Kebahagian hubungan justru saya rasakan dari terbukanya kami dalam menanggapi sebuah hal, sehinggal sedikit kebohongan diantara kami justru tak nyaman untuk lama-lama disembunyikan. Sedangkan ke khawatiran saya akan hubungan ini adalah hal yang standar, yaitu pengkhianatan dan perselingkuhan. Kekhawatiran inilah yang seringkali menjadi sumber ke-toxic-an hubungan kami.
Ya, akhirnya saya menyadari. Bahwa hubungan kami sangat memenuhi kriteria toxic.
Lalu bagaimana tindak lanjut saya setelah kesimpulan yang disadari dengan penuh ini?
Tetap lanjut dan bersiap untuk kearah hubungan yang lebih serius.
Kenapa demikian? Sebab kami sama-sama sadar kondisi hubungan kami, sehingga setiap hari komunikasi dilakukan untuk sama-sama ikhlas berubah, dan punya niat besar untuk memperbaiki situasi.
Rasa takut dikhianati dan akhirnya berpisah pun kini mulai memudar dengan seiringnya waktu berjalan serta banyaknya pelajaran-pelajaran dari lingkungan yang kami tempati.
Banyak perpisahan yang terjadi dalam sebuah hubungan dengan musabab yang beragam, tidak saklek selalu karena adanya orang ketiga.

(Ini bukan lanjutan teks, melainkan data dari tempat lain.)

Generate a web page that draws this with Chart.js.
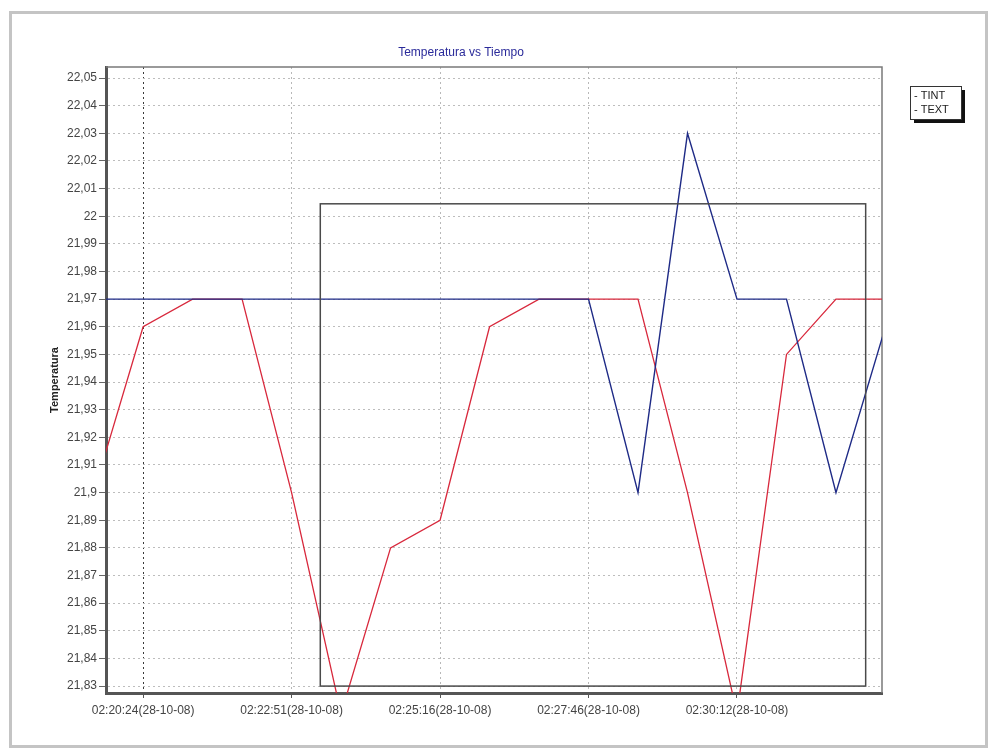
<!DOCTYPE html>
<html>
<head>
<meta charset="utf-8">
<script src="https://cdn.jsdelivr.net/npm/chart.js@4.4.1/dist/chart.umd.min.js"></script>
<style>
    html, body { margin: 0; padding: 0; background: #fff; }
    #frame { position: absolute; left: 9px; top: 11px; width: 973px; height: 731px; border: 3px solid #c4c4c4; }
    #wrap  { position: absolute; left: 0; top: 0; width: 992px; height: 749px; }
</style>
</head>
<body>
<div id="frame"></div>
<div id="wrap"><canvas id="tempChart"></canvas></div>
<script>
'use strict';
    // ===================== 数据 =====================
    // sample index (one sample ~49 s); the first and last fall just outside the view
    const sampleIdx = [-1, 0, 1, 2, 3, 4, 5, 6, 7, 8, 9, 10, 11, 12, 13, 14, 15];
    const tint = [21.90, 21.96, 21.97, 21.97, 21.90, 21.82, 21.88, 21.89, 21.96,
                  21.97, 21.97, 21.97, 21.90, 21.82, 21.95, 21.97, 21.97];
    const text = [21.97, 21.97, 21.97, 21.97, 21.97, 21.97, 21.97, 21.97, 21.97,
                  21.97, 21.97, 21.90, 22.03, 21.97, 21.97, 21.90, 21.96];

    const xTickIdx    = [0, 3, 6, 9, 12];
    const xTickLabels = ['02:20:24(28-10-08)', '02:22:51(28-10-08)', '02:25:16(28-10-08)',
                         '02:27:46(28-10-08)', '02:30:12(28-10-08)'];
    const yTicks = [21.83, 21.84, 21.85, 21.86, 21.87, 21.88, 21.89, 21.90, 21.91, 21.92, 21.93, 21.94,
                    21.95, 21.96, 21.97, 21.98, 21.99, 22.00, 22.01, 22.02, 22.03, 22.04, 22.05];

    // visible window and the drag-zoom rectangle, in data units
    const xView = [-0.75, 14.93];
    const yView = [21.8275, 22.054];
    const zoomBox = { x0: 3.58, x1: 14.6, y0: 21.83, y1: 22.0045 };

    const FONT = '"Liberation Sans", Arial, sans-serif';
    const fmt = v => String(+v.toFixed(2)).replace('.', ',');

    // ===================== 插件 =====================
    const plotFrame = {
        id: 'plotFrame',
        beforeDatasetsDraw(chart) {
            const { ctx, chartArea: a } = chart;
            ctx.save();
            ctx.strokeStyle = '#7a7a7a';
            ctx.lineWidth = 1.5;
            ctx.beginPath();
            ctx.moveTo(a.left, a.top);
            ctx.lineTo(a.right, a.top);
            ctx.lineTo(a.right, a.bottom);
            ctx.stroke();
            ctx.restore();
        }
    };

    const zoomRect = {
        id: 'zoomRect',
        afterDatasetsDraw(chart) {
            const { ctx, scales: { x, y } } = chart;
            const l = x.getPixelForValue(zoomBox.x0), r = x.getPixelForValue(zoomBox.x1);
            const t = y.getPixelForValue(zoomBox.y1), b = y.getPixelForValue(zoomBox.y0);
            ctx.save();
            ctx.strokeStyle = '#4a4a4a';
            ctx.lineWidth = 1.5;
            ctx.strokeRect(l, t, r - l, b - t);
            ctx.restore();
        }
    };

    const boxLegend = {
        id: 'boxLegend',
        afterDraw(chart) {
            const { ctx, chartArea: a } = chart;
            const left = a.right + 28, top = 86, w = 51, h = 33;
            ctx.save();
            ctx.fillStyle = '#111';
            ctx.fillRect(left + 4, top + 4, w, h);
            ctx.fillStyle = '#fff';
            ctx.fillRect(left, top, w, h);
            ctx.strokeStyle = '#333';
            ctx.lineWidth = 1;
            ctx.strokeRect(left + 0.5, top + 0.5, w, h);
            ctx.font = `11px ${FONT}`;
            ctx.fillStyle = '#222';
            ctx.textBaseline = 'middle';
            chart.data.datasets.forEach((ds, i) => {
                ctx.fillText('- ' + ds.label, left + 4, top + 10 + i * 14);
            });
            ctx.restore();
        }
    };

    // ===================== 图表 =====================
    const toPoints = vals => sampleIdx.map((k, i) => ({ x: k, y: vals[i] }));

    new Chart(document.getElementById('tempChart').getContext('2d'), {
        type: 'line',
        data: {
            datasets: [{
                label: 'TINT',
                data: toPoints(tint),
                borderColor: '#d8283c',
                borderWidth: 1.3,
                pointRadius: 0,
                tension: 0,
                clip: 0,
                order: 1
            }, {
                label: 'TEXT',
                data: toPoints(text),
                borderColor: '#1e2a86',
                borderWidth: 1.4,
                pointRadius: 0,
                tension: 0,
                clip: 0,
                order: 0
            }]
        },
        options: {
            responsive: true,
            maintainAspectRatio: false,
            animation: false,
            layout: { padding: { left: 40, right: 110, top: 40, bottom: 0 } },
            scales: {
                x: {
                    type: 'linear',
                    min: xView[0],
                    max: xView[1],
                    afterBuildTicks: s => { s.ticks = xTickIdx.map(v => ({ value: v })); },
                    afterFit: s => { s.height = 56; },
                    ticks: {
                        callback: (v, i) => xTickLabels[i],
                        autoSkip: false,
                        maxRotation: 0,
                        padding: 5,
                        color: '#444',
                        font: { family: FONT, size: 12 }
                    },
                    grid: {
                        color: c => (c.index === 0 ? '#3a3a3a' : '#b8b8b8'),
                        tickLength: 5,
                        tickColor: '#555'
                    },
                    border: { color: '#555', width: 3, dash: [2, 3] }
                },
                y: {
                    min: yView[0],
                    max: yView[1],
                    afterBuildTicks: s => { s.ticks = yTicks.map(v => ({ value: v })); },
                    afterFit: s => { s.width = 66; },
                    ticks: {
                        callback: v => fmt(v),
                        padding: 2,
                        color: '#444',
                        font: { family: FONT, size: 12 }
                    },
                    grid: { color: '#bdbdbd', tickLength: 7, tickColor: '#666' },
                    border: { color: '#555', width: 3, dash: [2, 3] },
                    title: {
                        display: true,
                        text: 'Temperatura',
                        color: '#222',
                        padding: { top: 8, bottom: 0 },
                        font: { family: FONT, size: 11, weight: 'bold' }
                    }
                }
            },
            plugins: {
                legend: { display: false },
                tooltip: { enabled: false },
                title: {
                    display: true,
                    text: 'Temperatura vs Tiempo',
                    color: '#2a2a9a',
                    padding: { top: 7, bottom: 8 },
                    font: { family: FONT, size: 12, weight: 'normal', lineHeight: 1 }
                }
            }
        },
        plugins: [plotFrame, zoomRect, boxLegend]
    });
</script>
</body>
</html>
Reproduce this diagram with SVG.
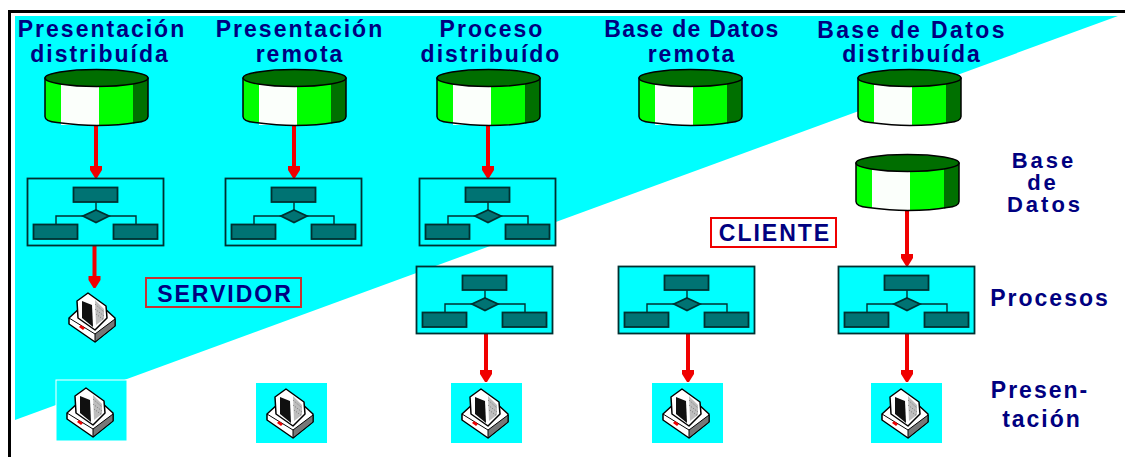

Perceraian seorang ustadz kondang, yang ceramahnya didengar ribuan orang bahkan hampir oleh seluruh umat islam diseluruh nusantara. Pernikahannya hanya bertahan 7 tahun dan saya yakin alasan mereka bersama penuh dengan kebaikan dan sesuai saraiat ajaran Islam. Tidak tahu alasan detailnya apa, namun menurut kuasa hukum sang ustadz perceraian mereka disebabkan oleh “sudah tidak adanya kecocokan lagi diantara mereka”. Ketidak cocokan tersebut terangkum dalam 4 poin utama, yaitu:
- Istri jarang mau menerima nasehat baik dari suami.
- Istri tidak patuh pada suami.
- Istri sering berprasangka tidak sehat terhadap suami.
- Istri sudah tidak berkomunikasi dengan baik dengan suami.
Lain lagi perceraian seorang pengusaha sukses yang telah membina rumah tangga selama 27 tahun dan telah melalui lika-liku kehidupan bersama, akhirnya kembali memutuskan bercerai dengan yang tidak disebutkan secara detail melalui media.
Itu semua hanya sedikit contoh perpisahan-perpisahan yang terjadi di tempat dan waktu yang dapat saya saksikan.
Jadi pada akhirnya selama saya masih bisa mengatasi perbedaan-perbedaan dan konflik dalam hubungan, kenapa tidak untuk terus berjalan dan bergandengan tangan menuju akhir bahagia dari sekenario yang telah Tuhan gariskan sejak ditiupkannya ruh kepada saya dan pasangan.
Karena setiap hubungan mempunyai fase penderitaannya masing-masing, tidak perlu menyalahkan keadaan semuanya tergantung kepada seberapa mau kita terus bersama-sama.